Der Besuch gerät zum Desaster. Trotz guter Vorsätze (dem Vater bei Anstreicharbeiten zur Hand gehen, die Mutter ins Restaurant einladen, »Friede, Freude, Eierkuchen« verbreiten, gemeinsam Scrabble spielen, in Illustrierten blättern und in die Röhre starren ...) schwächelt Vincent schon, als er in seinem alten Zimmer einquartiert wird. Mit den ihm seit Kindertagen vertrauten Gerüchen im elterlichen Reihenhaus – diverse Varianten abgestandenen Miefs, von Möbelpolitur überlagert – haben sich unangenehmere vermischt: die Ausdünstungen bejahrter Körper, darüber fleißig versprühte künstliche Lavendelaromen, die die Provence ins Haus holen sollen, im Mix aber bei Vincent nichts als Übelkeit auslösen.
Die Wiederbegegnung mit Bruder und Schwägerin inklusive gemeinsamem Abendessen gleicht einer Reality-TV-Show. Kurzzeitig blitzt aufrichtige Rührung auf, ehe Klischees, Plattitüden, Peinlichkeiten, Heuchelei und Verlegenheit wieder die Oberhand gewinnen. Verlass ist einzig auf die seit jeher bestehende solide Abneigung der Schwägerin Céline. Mit den alten Freunden – Frank, Olivier und Fanny, der einzigen Mädchenbeziehung vor Susan – ergeht es Vincent nicht besser. Nach vier Tagen unter lauter Existenzen, die nur noch ein Schatten ihres früheren Selbsts sind, fühlt er sich als »Wrack inmitten einer Vergangenheit voller Wracks«. In welchem Ausmaß sein Heimatland »in seinen Traditionen und Glaubenssätzen erstarrt« ist, hat ihn »wie ein Hexenschuss im Denken« getroffen.
Was aber ist aus seinem WG-Bruder Étienne geworden? Weder das Telefonbuch noch Google noch die Familie dienen mit Auskünften. Ausgerechnet Céline, in Vincents Urteil die Scheinheiligkeit in Person, weiß etwas zu berichten. Sie engagiert sich ehrenamtlich für Obdachlose – einst nichts als »Abschaum« in ihren Augen. Sie eröffnet ihm die traurige Geschichte vom sozialen Absturz seines verschollenen Freundes. Leicht hätte es auch seine eigene Geschichte werden können, wäre da nicht Susan eingeschritten. Vincent verließ Étienne damals einfach so, ignorierte die enge Freundschaft, kümmerte sich nie mehr, dachte nur noch an seine eigene Karriere und Familie. Trägt er da nicht Mitschuld am ungebremsten Fall des im Stich gelassenen Freundes?

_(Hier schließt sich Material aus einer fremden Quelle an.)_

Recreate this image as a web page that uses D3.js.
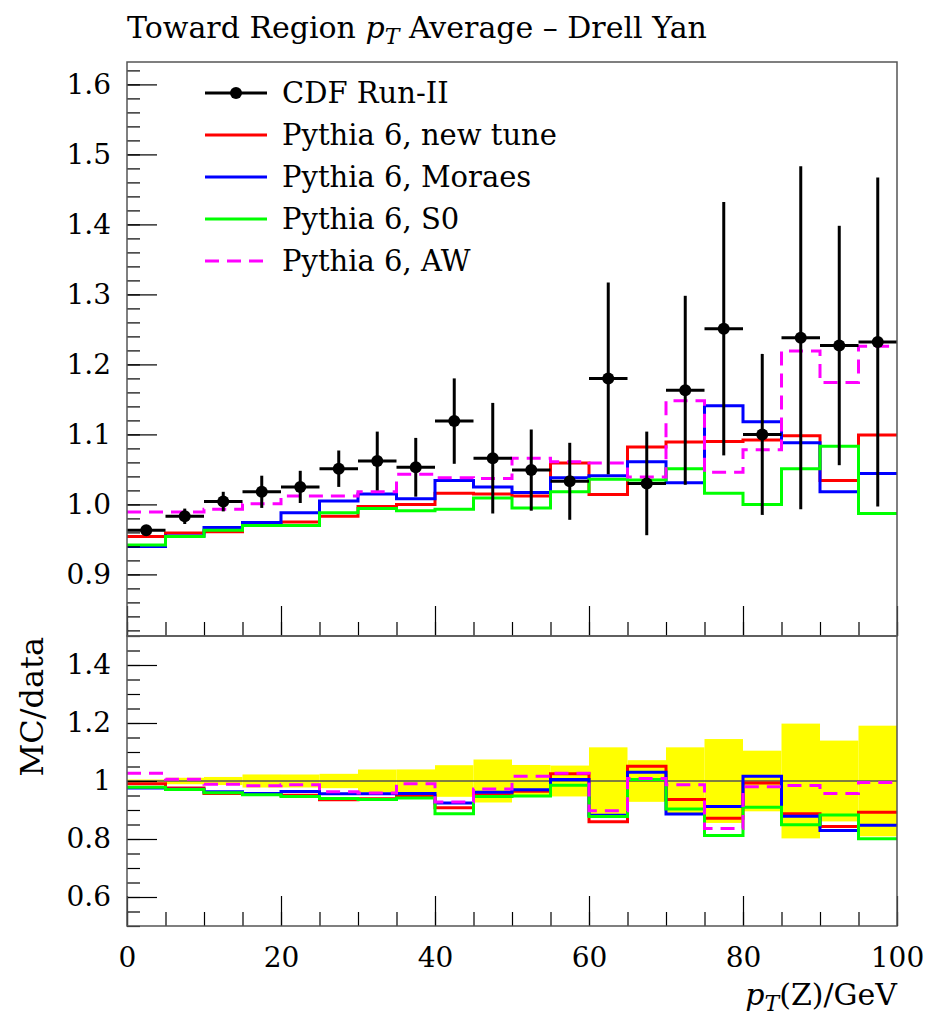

Der französische Autor Jean-Philippe Blondel hat ein feines Gespür für subtile Psychologie und kommunikative Zwischentöne. Spitz und hintergründig zeichnet er die Charaktere und legt ihre Brüche offen, zwischen ihrer Gegenwart und ihrer Vergangenheit, zwischen ihren Idealen und ihrer Realität, zwischen ihren Worten und ihren Taten. Er beleuchtet insbesondere, wie Beziehungen (familiäre Bindungen, Freundschaft, Liebe) in unserer Zeit steten Wandels die Menschen überfordern können, zwangsläufig Opfer hinterlassen. Auf der schwierigen Suche nach Selbstverwirklichung nehmen viele die Bedürfnisse der Nächsten in ihrer Umgebung kaum mehr wahr.
Als arroganter, nicht unsympathischer Egomane war Vincent aufgebrochen, um seine Daheimgebliebenen in der Provinz Demut zu lehren. Geläutert und selbst ein bisschen demütiger kehrt er in die Metropole zurück. So blitzschnell und leichtfertig er sein Urteil über andere zu fällen gewohnt war, so verletzlich erscheint er am Ende in seinem Innersten.
Mit seinem luftig-amüsanten Ton, durchzogen von feiner Ironie und durchweg im Präsens dahinfliegend, ist Blondels neuester Roman flüssig zu lesen (Das großzügige Layout tut ein Weiteres.). »This is not a love song«, aber eine hübsche, unterhaltsame und leicht nachdenklich stimmende Lektüre für Sommertage, an denen milde Regentröpfchen aus hellgrauen Wattewölkchen sogar die Sonne zu einer kleinen Ruhepause verführen.